La catedral de Santander y la de la Almudena, hermanadas, no sólo en el color de la piel; no sólo en la austeridad de estas dos formas de catolicismo, el madrileño y el cántabro, al que no le es natural tirar, de primeras, cohetes y salvas. Dos formas de catolicismo, de cristianismo, de Iglesia, que fraguan su estilo y el ser de su relación con Dios y con Cristo y con las mediaciones sacramentales y los mediadores sacerdotales, en el crisol de la mirada y de la escucha atenta, de la observación permanente, y de no poca experimentación de los vientos de la Historia.

Si algo tiene la sucesión apostólica, en una Iglesia particular, es el hecho de que se asienta sobre una cátedra permanente, con perdón de Johann Adam Möhler. Y la catedral de la Almudena es una cátedra que, durante este fin de semana, ha sentido un escalofrío de comunión cuando sobre sí, sobre el cuerpo de su madrea policromada, se ha sentado un nuevo pastor, que además de padre y pastor se ha definido como hermano, don Carlos Osoro Sierra. Lo que tiene la austeridad de la Iglesia en Madrid, que es la austeridad también de la Villa y de la Corte de los Austrias, antes teñida de negro ornamental, es la limpieza de la paleta de colores de una Iglesia que gusta de la luz que entra por entre los destellos de un milagroso arcoíris en el primer templo.

El sábado, en la ceremonia de toma de posesión del nuevo arzobispo de Madrid, el color blanco de la piedra se había transformado en un gran lienzo sobre el que los pigmentos de una luminosa mañana de primavera adelantada, o de otoño permanente de la Historia como tiempo escatológico, adornaban el fresco de una iglesia que trasparentaba gracia. Todo es gracia, decía el poeta y escritor, porque en la Iglesia lo humano supera a lo humano en permanente conjugación de trascendencia.
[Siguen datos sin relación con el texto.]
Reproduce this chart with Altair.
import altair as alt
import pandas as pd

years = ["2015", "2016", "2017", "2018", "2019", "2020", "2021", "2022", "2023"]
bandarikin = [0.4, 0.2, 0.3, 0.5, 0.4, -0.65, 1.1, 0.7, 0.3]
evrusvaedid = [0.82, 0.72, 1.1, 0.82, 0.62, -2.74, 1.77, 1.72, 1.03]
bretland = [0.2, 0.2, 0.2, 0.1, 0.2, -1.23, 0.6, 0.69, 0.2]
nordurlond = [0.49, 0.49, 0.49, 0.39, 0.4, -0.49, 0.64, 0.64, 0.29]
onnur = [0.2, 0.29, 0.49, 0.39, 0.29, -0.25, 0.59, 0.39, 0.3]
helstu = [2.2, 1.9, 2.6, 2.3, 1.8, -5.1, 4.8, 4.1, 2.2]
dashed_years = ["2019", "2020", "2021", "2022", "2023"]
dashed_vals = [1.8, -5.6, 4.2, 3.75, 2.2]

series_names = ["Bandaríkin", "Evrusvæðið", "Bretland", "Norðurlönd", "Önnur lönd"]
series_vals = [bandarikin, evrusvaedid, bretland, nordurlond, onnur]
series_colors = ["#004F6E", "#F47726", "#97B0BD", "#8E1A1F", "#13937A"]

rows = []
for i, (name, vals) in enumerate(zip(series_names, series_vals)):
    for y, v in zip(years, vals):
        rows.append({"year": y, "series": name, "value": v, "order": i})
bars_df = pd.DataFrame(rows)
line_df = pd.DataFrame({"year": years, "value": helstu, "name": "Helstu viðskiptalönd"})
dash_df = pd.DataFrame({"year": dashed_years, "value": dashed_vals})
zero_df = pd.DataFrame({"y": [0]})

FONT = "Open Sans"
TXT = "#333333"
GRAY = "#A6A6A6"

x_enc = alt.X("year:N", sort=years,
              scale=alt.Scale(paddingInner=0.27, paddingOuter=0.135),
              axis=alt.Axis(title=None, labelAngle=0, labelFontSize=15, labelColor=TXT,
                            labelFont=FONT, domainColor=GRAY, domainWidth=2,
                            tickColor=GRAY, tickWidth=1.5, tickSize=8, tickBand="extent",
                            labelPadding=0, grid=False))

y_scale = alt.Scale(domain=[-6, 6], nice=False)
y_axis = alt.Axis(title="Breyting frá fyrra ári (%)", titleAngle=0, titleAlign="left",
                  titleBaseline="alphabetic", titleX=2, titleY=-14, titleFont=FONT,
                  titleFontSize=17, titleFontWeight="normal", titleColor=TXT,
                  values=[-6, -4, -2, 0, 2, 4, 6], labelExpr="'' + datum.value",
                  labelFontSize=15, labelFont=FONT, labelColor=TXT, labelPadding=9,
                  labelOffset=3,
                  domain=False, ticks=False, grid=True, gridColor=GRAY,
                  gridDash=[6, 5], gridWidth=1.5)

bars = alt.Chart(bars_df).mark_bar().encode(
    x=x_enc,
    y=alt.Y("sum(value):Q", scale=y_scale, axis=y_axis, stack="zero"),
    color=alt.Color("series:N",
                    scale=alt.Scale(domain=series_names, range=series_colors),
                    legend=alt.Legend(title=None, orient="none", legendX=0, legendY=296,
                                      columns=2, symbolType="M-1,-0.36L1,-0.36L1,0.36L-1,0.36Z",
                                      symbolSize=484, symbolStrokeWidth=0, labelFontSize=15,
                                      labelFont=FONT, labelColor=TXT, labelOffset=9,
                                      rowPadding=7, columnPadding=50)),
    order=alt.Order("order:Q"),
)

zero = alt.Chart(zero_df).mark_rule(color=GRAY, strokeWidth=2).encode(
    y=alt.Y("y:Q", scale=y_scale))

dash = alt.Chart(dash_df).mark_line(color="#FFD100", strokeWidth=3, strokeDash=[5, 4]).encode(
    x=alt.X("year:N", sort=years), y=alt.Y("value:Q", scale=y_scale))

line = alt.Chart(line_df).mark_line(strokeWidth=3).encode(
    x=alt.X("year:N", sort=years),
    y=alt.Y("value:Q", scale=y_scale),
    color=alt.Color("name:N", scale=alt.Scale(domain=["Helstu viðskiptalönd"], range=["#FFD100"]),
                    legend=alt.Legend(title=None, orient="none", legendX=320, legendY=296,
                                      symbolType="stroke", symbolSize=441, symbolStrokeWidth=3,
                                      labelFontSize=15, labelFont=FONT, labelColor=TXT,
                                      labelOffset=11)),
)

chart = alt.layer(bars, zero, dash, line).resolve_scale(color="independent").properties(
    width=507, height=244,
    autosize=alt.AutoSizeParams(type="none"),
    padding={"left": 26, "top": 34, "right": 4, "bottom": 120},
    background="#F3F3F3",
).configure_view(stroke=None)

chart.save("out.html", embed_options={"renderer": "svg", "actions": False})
Luz y sonido. La letra y la música, la primera homilía desde la cátedra sonaba, con fuerza y densidad, con profusión y profundidad, así es la voz, y la palabra, del nuevo arzobispo. Retumbaba, la primera iglesia retumbaba. Mientras, los silencios de expectativas y esperanzas van adquiriendo forma, en un templo en que se respira el aire de la comunión, la presencia más que la ausencia, el futuro más que el presente. Navega la cátedra entre un sonido de polifonía lacónica a la que el órgano coopera con fugas de melodías clásicas. La catedral de la Almudena es un himno, como el himno que canta al corazón el viejo Madrid, el himno de pegadizas tonadas que mueven los sentimientos, los afectos, déficit de una forma católica que vive de la abundancia.
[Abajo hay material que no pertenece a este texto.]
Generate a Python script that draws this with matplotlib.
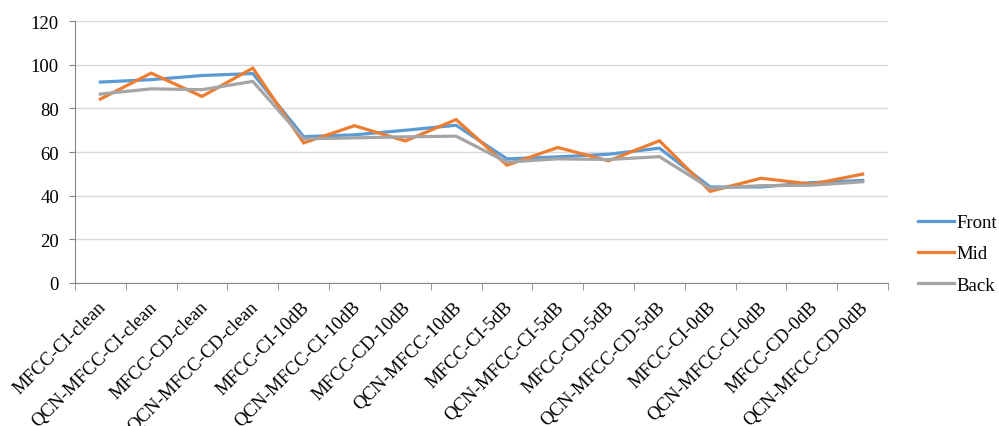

La catedral de la Almudena ha recibido a un nuevo sucesor de los apóstoles, en la misma Iglesia, en la misma cátedra, porque es la misma Iglesia, la misma cátedra, el mismo catolicismo, el mismo Cristo, la misma fe, los mismos sacramentos, la misma comunión. No la misma persona, no las mismas personas, lo distinto en lo común, biografías y geografías diversas, de tiempos y circunstancias diferentes, con formas y expresiones diversas. Cristo y el tiempo; la Iglesia y el tiempo. La catedral como testigo y testimonio; la catedral como elocuencia. Ya lo dijo Oscar Cullmann, en su obra Cristo y el tiempo: «El campo de acción de la Providencia no puede ser la Historia, sino sólo el destino del individuo».